Problem requirements
Will you quote precisely the lines that run from the top of the material below to the line containing "yang diberi label", both ends included?

Data lines
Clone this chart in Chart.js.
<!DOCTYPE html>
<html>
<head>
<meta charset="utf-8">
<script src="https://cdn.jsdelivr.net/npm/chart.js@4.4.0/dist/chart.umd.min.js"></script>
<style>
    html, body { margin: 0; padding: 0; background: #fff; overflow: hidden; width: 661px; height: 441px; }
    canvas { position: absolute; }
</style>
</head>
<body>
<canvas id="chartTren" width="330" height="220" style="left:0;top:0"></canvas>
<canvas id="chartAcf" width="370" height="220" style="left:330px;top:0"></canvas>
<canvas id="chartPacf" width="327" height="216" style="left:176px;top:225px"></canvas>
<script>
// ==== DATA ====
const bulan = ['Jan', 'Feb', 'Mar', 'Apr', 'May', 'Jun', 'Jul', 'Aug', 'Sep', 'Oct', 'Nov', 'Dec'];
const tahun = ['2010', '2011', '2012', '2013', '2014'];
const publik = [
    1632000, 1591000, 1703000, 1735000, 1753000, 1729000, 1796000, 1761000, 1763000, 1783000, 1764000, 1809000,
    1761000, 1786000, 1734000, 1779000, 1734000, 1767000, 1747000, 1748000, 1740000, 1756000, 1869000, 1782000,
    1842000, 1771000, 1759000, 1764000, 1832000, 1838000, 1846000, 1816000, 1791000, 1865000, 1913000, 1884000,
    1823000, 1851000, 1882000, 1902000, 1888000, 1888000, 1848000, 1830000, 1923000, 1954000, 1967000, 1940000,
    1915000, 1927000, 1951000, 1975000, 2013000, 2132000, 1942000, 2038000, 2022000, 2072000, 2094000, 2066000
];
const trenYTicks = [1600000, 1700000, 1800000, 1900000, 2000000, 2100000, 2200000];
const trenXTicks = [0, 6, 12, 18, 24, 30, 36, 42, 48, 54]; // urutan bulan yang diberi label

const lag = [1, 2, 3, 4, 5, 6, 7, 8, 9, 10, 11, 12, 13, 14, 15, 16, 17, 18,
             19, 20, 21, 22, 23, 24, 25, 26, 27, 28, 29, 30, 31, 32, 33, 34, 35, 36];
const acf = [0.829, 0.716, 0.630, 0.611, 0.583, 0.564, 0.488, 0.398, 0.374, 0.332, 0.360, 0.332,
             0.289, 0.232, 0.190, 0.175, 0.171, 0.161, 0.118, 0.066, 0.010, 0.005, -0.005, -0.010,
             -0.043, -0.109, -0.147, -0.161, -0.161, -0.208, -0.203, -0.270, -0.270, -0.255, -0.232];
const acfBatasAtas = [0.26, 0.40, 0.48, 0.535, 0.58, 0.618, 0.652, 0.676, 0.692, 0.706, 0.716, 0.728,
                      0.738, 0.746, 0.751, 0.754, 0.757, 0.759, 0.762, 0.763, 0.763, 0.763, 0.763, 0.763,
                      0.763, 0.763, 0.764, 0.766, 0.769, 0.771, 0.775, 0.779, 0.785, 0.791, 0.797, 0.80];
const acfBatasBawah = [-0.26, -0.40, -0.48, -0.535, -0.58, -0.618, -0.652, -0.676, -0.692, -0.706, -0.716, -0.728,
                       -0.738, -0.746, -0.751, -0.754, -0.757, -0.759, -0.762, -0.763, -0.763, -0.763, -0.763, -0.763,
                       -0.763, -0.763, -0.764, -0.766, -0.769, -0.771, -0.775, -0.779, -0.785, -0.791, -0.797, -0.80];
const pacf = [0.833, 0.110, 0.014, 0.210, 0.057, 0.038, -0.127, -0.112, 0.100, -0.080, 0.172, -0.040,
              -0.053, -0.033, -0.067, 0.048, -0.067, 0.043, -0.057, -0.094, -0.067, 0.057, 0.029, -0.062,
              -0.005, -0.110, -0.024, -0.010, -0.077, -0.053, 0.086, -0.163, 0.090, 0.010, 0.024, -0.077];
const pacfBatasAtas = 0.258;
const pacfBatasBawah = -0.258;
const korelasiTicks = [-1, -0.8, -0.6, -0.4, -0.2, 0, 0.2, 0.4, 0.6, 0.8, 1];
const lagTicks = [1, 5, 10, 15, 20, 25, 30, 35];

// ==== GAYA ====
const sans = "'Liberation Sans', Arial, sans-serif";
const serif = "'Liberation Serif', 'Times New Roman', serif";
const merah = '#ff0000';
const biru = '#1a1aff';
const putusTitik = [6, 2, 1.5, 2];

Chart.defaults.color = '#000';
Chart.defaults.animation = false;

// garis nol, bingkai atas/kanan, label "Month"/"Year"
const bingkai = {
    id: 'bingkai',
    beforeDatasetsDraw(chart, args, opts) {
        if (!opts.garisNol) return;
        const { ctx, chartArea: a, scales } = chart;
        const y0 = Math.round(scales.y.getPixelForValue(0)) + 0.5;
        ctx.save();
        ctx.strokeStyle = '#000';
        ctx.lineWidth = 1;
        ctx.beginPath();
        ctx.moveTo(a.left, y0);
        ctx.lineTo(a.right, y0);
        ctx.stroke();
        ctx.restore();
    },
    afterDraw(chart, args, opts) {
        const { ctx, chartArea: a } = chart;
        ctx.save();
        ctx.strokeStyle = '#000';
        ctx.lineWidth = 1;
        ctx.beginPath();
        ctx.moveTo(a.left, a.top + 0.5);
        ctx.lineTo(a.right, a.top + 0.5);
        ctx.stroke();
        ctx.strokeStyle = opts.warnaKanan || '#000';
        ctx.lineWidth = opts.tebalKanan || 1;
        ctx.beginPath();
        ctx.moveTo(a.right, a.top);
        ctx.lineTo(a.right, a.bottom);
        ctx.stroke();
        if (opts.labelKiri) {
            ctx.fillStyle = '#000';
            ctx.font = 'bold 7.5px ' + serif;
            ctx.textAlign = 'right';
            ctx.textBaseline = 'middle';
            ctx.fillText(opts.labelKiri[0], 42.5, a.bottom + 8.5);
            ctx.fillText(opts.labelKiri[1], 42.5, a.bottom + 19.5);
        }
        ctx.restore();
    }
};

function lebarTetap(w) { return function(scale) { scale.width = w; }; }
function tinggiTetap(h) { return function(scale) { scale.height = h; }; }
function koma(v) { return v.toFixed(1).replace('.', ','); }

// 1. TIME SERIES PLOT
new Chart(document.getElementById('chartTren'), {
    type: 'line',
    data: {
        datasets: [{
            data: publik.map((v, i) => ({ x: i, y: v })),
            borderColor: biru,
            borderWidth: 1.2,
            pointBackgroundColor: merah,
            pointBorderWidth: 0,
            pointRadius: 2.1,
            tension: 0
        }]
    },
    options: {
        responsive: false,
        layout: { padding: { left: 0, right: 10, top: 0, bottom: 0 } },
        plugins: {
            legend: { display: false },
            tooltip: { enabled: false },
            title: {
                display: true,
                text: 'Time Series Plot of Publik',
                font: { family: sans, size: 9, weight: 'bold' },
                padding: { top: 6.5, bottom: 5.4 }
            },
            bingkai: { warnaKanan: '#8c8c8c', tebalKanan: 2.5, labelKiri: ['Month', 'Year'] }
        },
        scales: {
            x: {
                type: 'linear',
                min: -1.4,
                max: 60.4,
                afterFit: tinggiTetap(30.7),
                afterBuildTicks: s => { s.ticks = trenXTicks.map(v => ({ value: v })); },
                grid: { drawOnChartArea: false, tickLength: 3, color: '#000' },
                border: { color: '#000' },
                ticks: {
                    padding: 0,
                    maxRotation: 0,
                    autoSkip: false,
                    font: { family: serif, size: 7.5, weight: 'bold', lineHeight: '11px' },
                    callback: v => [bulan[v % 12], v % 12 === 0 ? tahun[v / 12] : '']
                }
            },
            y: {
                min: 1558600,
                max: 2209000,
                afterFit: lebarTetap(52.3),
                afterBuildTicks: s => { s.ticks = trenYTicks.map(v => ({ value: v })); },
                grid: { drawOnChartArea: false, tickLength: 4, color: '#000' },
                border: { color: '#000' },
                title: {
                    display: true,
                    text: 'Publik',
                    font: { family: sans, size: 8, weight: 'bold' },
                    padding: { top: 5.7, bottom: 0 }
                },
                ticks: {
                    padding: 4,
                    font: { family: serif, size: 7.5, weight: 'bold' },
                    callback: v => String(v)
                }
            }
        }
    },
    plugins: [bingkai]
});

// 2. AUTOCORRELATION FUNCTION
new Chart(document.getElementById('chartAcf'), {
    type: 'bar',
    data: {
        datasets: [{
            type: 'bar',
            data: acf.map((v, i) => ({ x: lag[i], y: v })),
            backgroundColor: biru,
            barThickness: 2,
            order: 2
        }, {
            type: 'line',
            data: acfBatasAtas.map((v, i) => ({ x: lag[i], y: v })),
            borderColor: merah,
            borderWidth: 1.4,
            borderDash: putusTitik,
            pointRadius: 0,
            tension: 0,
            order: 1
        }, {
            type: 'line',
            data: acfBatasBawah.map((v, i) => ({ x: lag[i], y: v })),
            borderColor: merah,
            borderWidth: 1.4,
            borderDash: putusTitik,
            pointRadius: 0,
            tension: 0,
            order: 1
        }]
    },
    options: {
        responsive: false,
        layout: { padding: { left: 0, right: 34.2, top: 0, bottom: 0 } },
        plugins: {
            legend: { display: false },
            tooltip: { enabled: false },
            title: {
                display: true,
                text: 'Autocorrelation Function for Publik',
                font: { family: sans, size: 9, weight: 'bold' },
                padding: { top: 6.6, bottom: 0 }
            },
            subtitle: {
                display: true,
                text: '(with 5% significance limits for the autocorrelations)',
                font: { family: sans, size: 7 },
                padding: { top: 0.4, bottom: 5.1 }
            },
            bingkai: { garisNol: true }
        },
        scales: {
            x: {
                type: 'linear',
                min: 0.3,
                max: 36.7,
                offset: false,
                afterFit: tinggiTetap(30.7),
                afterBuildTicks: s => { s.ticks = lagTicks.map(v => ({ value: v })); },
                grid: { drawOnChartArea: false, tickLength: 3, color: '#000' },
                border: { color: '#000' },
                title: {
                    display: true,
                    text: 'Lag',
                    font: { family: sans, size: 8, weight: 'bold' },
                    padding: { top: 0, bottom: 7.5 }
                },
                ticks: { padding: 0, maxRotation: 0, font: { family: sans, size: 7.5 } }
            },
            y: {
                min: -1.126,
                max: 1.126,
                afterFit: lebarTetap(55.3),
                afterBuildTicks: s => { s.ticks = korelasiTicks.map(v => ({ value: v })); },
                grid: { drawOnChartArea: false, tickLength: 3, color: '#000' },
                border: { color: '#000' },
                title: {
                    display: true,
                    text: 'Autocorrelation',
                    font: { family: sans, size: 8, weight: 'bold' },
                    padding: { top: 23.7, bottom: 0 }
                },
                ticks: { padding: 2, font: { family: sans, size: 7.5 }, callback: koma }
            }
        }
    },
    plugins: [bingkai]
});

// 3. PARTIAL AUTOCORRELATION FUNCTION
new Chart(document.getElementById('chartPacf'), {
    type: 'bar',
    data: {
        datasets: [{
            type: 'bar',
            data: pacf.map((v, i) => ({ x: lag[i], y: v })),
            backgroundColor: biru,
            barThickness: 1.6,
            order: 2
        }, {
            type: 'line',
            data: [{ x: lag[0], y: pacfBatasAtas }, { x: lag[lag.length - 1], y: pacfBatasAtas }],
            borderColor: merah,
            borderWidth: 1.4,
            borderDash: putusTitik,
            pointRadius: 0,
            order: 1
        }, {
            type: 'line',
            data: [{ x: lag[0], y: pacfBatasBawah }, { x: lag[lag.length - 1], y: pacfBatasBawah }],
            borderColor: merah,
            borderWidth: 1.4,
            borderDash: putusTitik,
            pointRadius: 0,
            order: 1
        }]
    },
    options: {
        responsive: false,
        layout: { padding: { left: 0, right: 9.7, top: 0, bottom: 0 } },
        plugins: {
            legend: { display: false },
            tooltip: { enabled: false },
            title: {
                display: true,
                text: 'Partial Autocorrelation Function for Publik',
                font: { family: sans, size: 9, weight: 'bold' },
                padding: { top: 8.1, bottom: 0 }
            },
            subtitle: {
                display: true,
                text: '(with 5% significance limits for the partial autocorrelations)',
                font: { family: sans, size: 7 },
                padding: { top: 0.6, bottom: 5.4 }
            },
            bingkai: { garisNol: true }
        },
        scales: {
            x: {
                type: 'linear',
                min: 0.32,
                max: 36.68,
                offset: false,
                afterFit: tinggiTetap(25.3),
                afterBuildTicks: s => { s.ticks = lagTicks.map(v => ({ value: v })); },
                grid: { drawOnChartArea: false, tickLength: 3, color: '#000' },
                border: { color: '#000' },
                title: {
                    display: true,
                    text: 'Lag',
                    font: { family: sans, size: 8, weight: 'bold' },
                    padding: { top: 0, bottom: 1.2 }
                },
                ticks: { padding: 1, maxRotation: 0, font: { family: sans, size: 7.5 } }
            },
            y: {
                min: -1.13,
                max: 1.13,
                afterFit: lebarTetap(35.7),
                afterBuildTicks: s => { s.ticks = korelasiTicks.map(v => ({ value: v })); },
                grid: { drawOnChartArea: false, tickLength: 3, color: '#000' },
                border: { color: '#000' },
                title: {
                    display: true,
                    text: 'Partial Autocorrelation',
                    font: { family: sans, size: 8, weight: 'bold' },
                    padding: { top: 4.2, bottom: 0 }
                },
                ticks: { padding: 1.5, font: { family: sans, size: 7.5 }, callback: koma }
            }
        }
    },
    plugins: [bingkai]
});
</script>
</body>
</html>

Solved exercise
Clone this chart in Chart.js.
<!DOCTYPE html>
<html>
<head>
<meta charset="utf-8">
<script src="https://cdn.jsdelivr.net/npm/chart.js@4.4.0/dist/chart.umd.min.js"></script>
<style>
    html, body { margin: 0; padding: 0; background: #fff; overflow: hidden; width: 661px; height: 441px; }
    canvas { position: absolute; }
</style>
</head>
<body>
<canvas id="chartTren" width="330" height="220" style="left:0;top:0"></canvas>
<canvas id="chartAcf" width="370" height="220" style="left:330px;top:0"></canvas>
<canvas id="chartPacf" width="327" height="216" style="left:176px;top:225px"></canvas>
<script>
// ==== DATA ====
const bulan = ['Jan', 'Feb', 'Mar', 'Apr', 'May', 'Jun', 'Jul', 'Aug', 'Sep', 'Oct', 'Nov', 'Dec'];
const tahun = ['2010', '2011', '2012', '2013', '2014'];
const publik = [
    1632000, 1591000, 1703000, 1735000, 1753000, 1729000, 1796000, 1761000, 1763000, 1783000, 1764000, 1809000,
    1761000, 1786000, 1734000, 1779000, 1734000, 1767000, 1747000, 1748000, 1740000, 1756000, 1869000, 1782000,
    1842000, 1771000, 1759000, 1764000, 1832000, 1838000, 1846000, 1816000, 1791000, 1865000, 1913000, 1884000,
    1823000, 1851000, 1882000, 1902000, 1888000, 1888000, 1848000, 1830000, 1923000, 1954000, 1967000, 1940000,
    1915000, 1927000, 1951000, 1975000, 2013000, 2132000, 1942000, 2038000, 2022000, 2072000, 2094000, 2066000
];
const trenYTicks = [1600000, 1700000, 1800000, 1900000, 2000000, 2100000, 2200000];
const trenXTicks = [0, 6, 12, 18, 24, 30, 36, 42, 48, 54]; // urutan bulan yang diberi label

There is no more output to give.